And to think it was originally called the AFL-NFL World Championship Game. Rolls right off the tongue, doesn’t it?
That was back in 1967, when the Green Bay Packers and Kansas City Chiefs faced off in what we now refer to as Super Bowl I. The Packers won, 35-10. The halftime show featured two college marching bands. And there were only 61,946 spectators in the stands, hardly a sell-out in the Los Angeles Coliseum.
It was the Chiefs’ owner, Lamar Hunt, who first used the term “Super Bowl.” He coined the name in 1966 during merger meetings between the AFL and NFL. In a letter to NFL commissioner Pete Rozelle, Hunt wrote, “I have kiddingly called it the ‘Super Bowl,’ which obviously can be improved upon.” It wasn’t, and today Super Bowl Sunday is part of the American vernacular. The game attracts more than 100 million TV viewers worldwide.

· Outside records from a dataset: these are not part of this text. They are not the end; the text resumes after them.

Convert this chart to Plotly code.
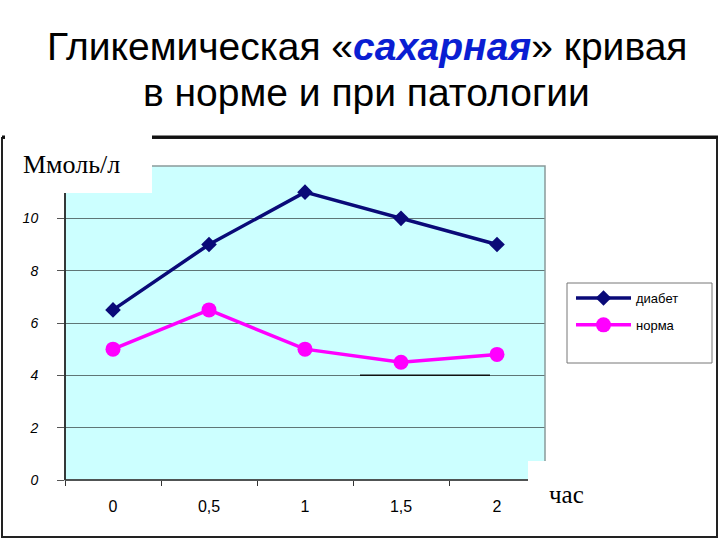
import plotly.graph_objects as go

hours = ["0", "0,5", "1", "1,5", "2"]
diabetes = [6.5, 9, 11, 10, 9]
norm = [5, 6.5, 5, 4.5, 4.8]
y_ticks = [0, 2, 4, 6, 8, 10]
series_names = ["диабет", "норма"]

W, H = 720, 540
L, R, T, B = 65, 545, 166, 480  # plot area in pixels


def px(x):
    return (x - L) / (R - L)


def py(y):
    return (B - y) / (B - T)


fig = go.Figure()
fig.add_trace(go.Scatter(
    x=hours, y=diabetes, name=series_names[0], mode="lines+markers", legendgroup="a",
    line=dict(color="#0A0A78", width=3.5),
    marker=dict(symbol="diamond", size=12, color="#0A0A78"),
))
fig.add_trace(go.Scatter(
    x=hours, y=norm, name=series_names[1], mode="lines+markers", legendgroup="b",
    line=dict(color="#FF00FF", width=3.5),
    marker=dict(symbol="circle", size=15, color="#FF00FF"),
))

shapes = []
# outer frame
shapes.append(dict(type="rect", xref="paper", yref="paper", x0=px(2), x1=px(717), y0=py(537), y1=py(138),
                   line=dict(color="#222", width=2), layer="below"))
shapes.append(dict(type="line", xref="paper", yref="paper", x0=px(2), x1=px(718), y0=py(137), y1=py(137),
                   line=dict(color="#111", width=3), layer="above"))
# plot border (gray)
shapes.append(dict(type="rect", xref="paper", yref="paper", x0=0, x1=1, y0=0, y1=1,
                   line=dict(color="#8a9a9a", width=1.5), layer="above"))
# left axis and bottom axis
shapes.append(dict(type="line", xref="paper", yref="paper", x0=0, x1=0, y0=0, y1=1,
                   line=dict(color="#111", width=1.5), layer="above"))
shapes.append(dict(type="line", xref="paper", yref="paper", x0=0, x1=1, y0=0, y1=0,
                   line=dict(color="#333", width=1.5), layer="above"))
# artifact dark segment at y=4
shapes.append(dict(type="line", xref="paper", yref="y", x0=px(360), x1=px(490), y0=4, y1=4,
                   line=dict(color="#111", width=1.5), layer="above"))
# white box behind unit label
shapes.append(dict(type="rect", xref="paper", yref="paper", x0=px(5), x1=px(152), y0=py(193), y1=py(135),
                   fillcolor="white", line=dict(width=0), layer="above"))
# white box bottom right
shapes.append(dict(type="rect", xref="paper", yref="paper", x0=px(528), x1=px(560), y0=py(486), y1=py(461),
                   fillcolor="white", line=dict(width=0), layer="above"))
# legend box
shapes.append(dict(type="rect", xref="paper", yref="paper", x0=px(567), x1=px(712), y0=py(363), y1=py(283),
                   fillcolor="white", line=dict(color="#777", width=1), layer="above"))

title_font = dict(family="Liberation Sans, Arial", size=39, color="black")
annotations = [
    dict(text="Гликемическая «<b><i><span style='color:#0A1ED2'>сахарная</span></i></b>» кривая",
         xref="paper", yref="paper", x=px(367), y=py(46), xanchor="center", yanchor="middle",
         showarrow=False, font=title_font),
    dict(text="в норме и при патологии",
         xref="paper", yref="paper", x=px(366), y=py(93), xanchor="center", yanchor="middle",
         showarrow=False, font=title_font),
    dict(text="Ммоль/л", xref="paper", yref="paper", x=px(21), y=py(165), xanchor="left", yanchor="middle",
         showarrow=False, font=dict(family="Liberation Serif, Times New Roman", size=26, color="black")),
    dict(text="час", xref="paper", yref="paper", x=px(547), y=py(494), xanchor="left", yanchor="middle",
         showarrow=False, font=dict(family="Liberation Serif, Times New Roman", size=25, color="black")),
]

fig.update_layout(
    width=W, height=H,
    margin=dict(l=L, r=W - R, t=T, b=H - B),
    paper_bgcolor="white",
    plot_bgcolor="#CCFFFF",
    showlegend=True,
    legend=dict(x=px(571), y=py(283), xanchor="left", yanchor="top", bgcolor="rgba(0,0,0,0)",
                borderwidth=0, font=dict(family="Liberation Sans, Arial", size=13, color="black"),
                itemwidth=55, tracegroupgap=7),
    xaxis=dict(type="category", showgrid=False, showline=False, zeroline=False,
               ticks="outside", ticklen=5, tickcolor="#333", tickson="boundaries",
               tickfont=dict(family="Liberation Sans, Arial", size=16, color="black"),
               ticklabelstandoff=15, range=[-0.5, 4.5]),
    yaxis=dict(range=[0, 12], tickvals=y_ticks, ticktext=[f"<i>{v}</i>" for v in y_ticks],
               showgrid=True, gridcolor="#5f7676", gridwidth=1, zeroline=False, showline=False,
               ticks="outside", ticklen=7, tickcolor="#555",
               tickfont=dict(family="Liberation Sans, Arial", size=14, color="black"),
               ticklabelstandoff=16),
    shapes=shapes,
    annotations=annotations,
)

fig.write_html("out.html")
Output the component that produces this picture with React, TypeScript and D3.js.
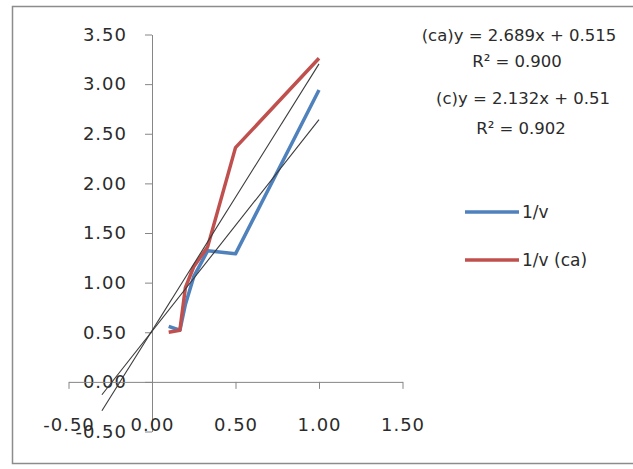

Hunt got it right with “super,” the Latin adverb and preposition that means “above, over, on the top of.” Probably seemed a bit grandiose for that first game in 1967, only to be further inflated two years later with the introduction of Roman numerals in the name. But in Super Bowl III, Joe Willie Namath made good on his brash prediction that his Jets would beat the highly favored Colts, sprinkling pixie dust on the event and launching it toward its place today as an unofficial national holiday.